Today is January 2, the day after New Year’s Day, and the day that the Catholic Church recognizes St. Basil the Great and St. Gregory Nazianzen, both 4th century Christians who at one point were friends. Basil’s health was poor, perhaps because of the rigours of his ascetic life, they say; he practiced “strict self-denial as a measure of personal and especially spiritual discipline.”

He clearly should have eaten more cheese and enjoyed more wine as research says that both in moderation are good for you!  Wine and Cheese is a gift of health according to this study from the University of Iowa: “Here are four of the most significant findings from the study:

1) Cheese, by far, was shown to be the most protective food against age-related cognitive problems, even late into life;

2) The daily consumption of alcohol, particularly red wine, was related to improvements in cognitive function;

3) Weekly consumption of lamb, but not other red meats, was shown to improve long-term cognitive prowess; and

4) Excessive consumption of salt is bad, but only individuals already at risk for Alzheimer’s Disease may need to watch their intake to avoid cognitive problems over time.”

One of the authors of the research said, “I was pleasantly surprised that our results suggest that responsibly eating cheese and drinking red wine daily are not just good for helping us cope with our current COVID-19 pandemic, but perhaps also dealing with an increasingly complex world that never seems to slow down.”

I should be in good health because on the ninth day of Christmas my true love sent to me

Truffle brie wrapped in puff pastry with sautéed mushrooms

I specifically purchased cheeses to produce a plate of pinot pleasers to pair with a 2017 Michel Magnien Bourgogne Pinot Noir  (SRP $30; sample):

  1. White Stilton with Cranberry,
  2. Brilliant Saravin with Truffles,
  3. Cypress Grove Truffle Tremor,
  4. Emma Le Marechael Raw milk cheese aged 60 days or more,
  5. Taleggio,
  6. Rouge Creamery Oregon Blue,
  7. Isigny Ste Mere Aged Mimolette,
  8. LaTur
  9. Truffle brie round which Sue wrapped in puff pastry 

plus pate because I love pinot and pate! 

 

2017 Domaine Michel Magnien Pinot Noir, Bourgogne 
ABV 13% 
SRP $30; sample for my review consideration 
Appellation Bourgogne Control 
1500 bottles produced

We love biodynamic wines, and this one overdelivers for the reasonable price point of $30.  Domaine Michel Magnien began experimenting with organic back in the late 1990s in the village of Morey-Saint-Denis in Bourgogne and achieved biodynamic certification from Demeter in 2015 which is also when Michel Magnien began using no new oak and bottling sans fining or filtration. To bring even more of a sense of purity of the fruit and to eliminate the taste of wood in the wine, they age part of the production in small clay jars.

Why biodynamic?

On their website, they explain that biodynamic farming “strengthens the vitality and the resistance of plants, by improving the natural exchanges between the ground and the roots on one hand, and between the sky and the plant on the other hand.” 

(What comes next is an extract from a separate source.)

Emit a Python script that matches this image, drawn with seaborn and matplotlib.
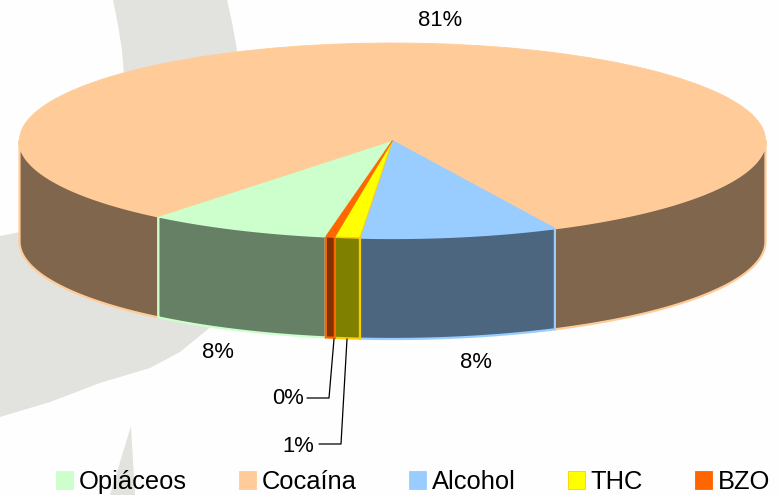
import numpy as np
import seaborn as sns
from matplotlib import pyplot as plt
from matplotlib.colors import to_rgb

W, H = 780, 495
CX, CY = 392.5, 140.5     # pie centre, pixels
RX, RY = 373, 97.5        # ellipse semi-axes, pixels
DEPTH = 101 / RY          # wall height in y units

categories = ['Opiáceos', 'Cocaína', 'Alcohol', 'THC', 'BZO']
values = [7.94, 82.03, 8.56, 1.08, 0.39]
pct_labels = ['81%', '8%', '8%', '0%', '1%']
pct_pos = [(440, 21), (218, 353), (476, 362), (288, 399), (298, 446)]
colors = ['#CCFFCC', '#FFCC99', '#99CCFF', '#FFFF00', '#FF6600']
edges = ['#CCFFCC', '#FFCC99', '#99CCFF', '#FFCC00', '#FF6600']
leader_0 = [(334, 339), (329, 398), (307, 398)]
leader_1 = [(347, 339), (341, 444), (319, 444)]

# grey watermark behind the chart
mark_top = [(113, 0), (227, 0), (232, 22), (237, 50), (238, 70),
            (124, 75), (122, 50), (118, 25)]
mark_left = [(0, 236), (30, 230), (240, 300), (207, 330), (180, 352),
             (150, 368), (100, 383), (50, 402), (0, 417)]
mark_spike = [(131, 426), (135, 495), (110, 495)]

sns.set_theme(style='white')
plt.rcParams['font.family'] = ['Liberation Sans', 'DejaVu Sans']


def to_data(points):
    pts = np.array(points, dtype=float)
    return (pts[:, 0] - CX) / RX, (CY - pts[:, 1]) / RY


fig = plt.figure(figsize=(W / 100, H / 100), dpi=100, facecolor='#FEFEFE')
ax = fig.add_axes([0, 0, 1, 1])

wedges, _ = ax.pie(values, colors=colors, startangle=259.7, counterclock=False,
                   frame=True, wedgeprops={'linewidth': 0.6, 'zorder': 5})
ax.set_aspect('auto')
ax.set_xlim(-CX / RX, (W - CX) / RX)
ax.set_ylim((CY - H) / RY, CY / RY)
ax.set_facecolor('none')
ax.set_xticks([])
ax.set_yticks([])
for spine in ax.spines.values():
    spine.set_visible(False)

for shape in (mark_top, mark_left, mark_spike):
    ax.fill(*to_data(shape), color='#E2E3DE', lw=0, zorder=1)

# outer wall: only the front half of each slice shows, big slice goes underneath
for i, (wedge, color, edge) in enumerate(zip(wedges, colors, edges)):
    wedge.set_edgecolor(edge)
    side = np.array(to_rgb(color)) * 0.5
    for shift in (-360, 0, 360):
        lo = max(wedge.theta1 + shift, 180)
        hi = min(wedge.theta2 + shift, 360)
        if hi <= lo:
            continue
        theta = np.radians(np.linspace(lo, hi, 120))
        x, y = np.cos(theta), np.sin(theta)
        ax.fill(np.r_[x, x[::-1]], np.r_[y, y[::-1] - DEPTH],
                facecolor=side, edgecolor=edge, lw=1.6,
                zorder=2 if categories[i] == 'Cocaína' else 3)

for leader in (leader_0, leader_1):
    ax.plot(*to_data(leader), color='black', lw=0.9, zorder=6)

for text, pos in zip(pct_labels, pct_pos):
    x, y = to_data([pos])
    ax.text(x[0], y[0], text, fontsize=15.8, ha='center', va='center',
            color='black', zorder=7)

ax.legend(wedges, categories, ncol=5, loc='center', frameon=False,
          bbox_to_anchor=(0.5 + 23 / W, 1 - 482 / H), fontsize=18.4, borderpad=0,
          handlelength=0.66, handleheight=0.66, handletextpad=0.23,
          columnspacing=2.05, labelcolor='black')

fig.savefig('out.png', dpi=100, facecolor=fig.get_facecolor())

Further, biodynamic practices develops and maintains a stronger relationship between the plant and the planet, and this exchange between the two grows higher quality grapes and a better wine: “The biodynamic method aims at revitalizing and at intensifying the organic life in the environment where the vine lives. This process has the effect of giving more life to the grounds on which take root and increase vines to reveal the expression of the Burgundy soils in their just translation.”

Biodynamics pays attention to the cosmos “allows the plant to strengthen and to energize itself thanks to the natural powers rather than to work it against its nature. The Moon, a strong influence on liquids in particular on sap of vines, brings rhythm each step of Frédéric Magnien’s in the diapason of its cycles.” Observing the phases of the Moon, working with “respect of the cosmic elements, the meticulous observation of plants and the listening of the soil. Each bottle translates with loyalty the purity of appellations, the passion of the vine, and the influence of the natural elements thanks to the biodynamic principles,” they say on their website.

We both loved the label with the sun, the moon, the earth, and the stars as well as the wine within and how well it went with the cheeses.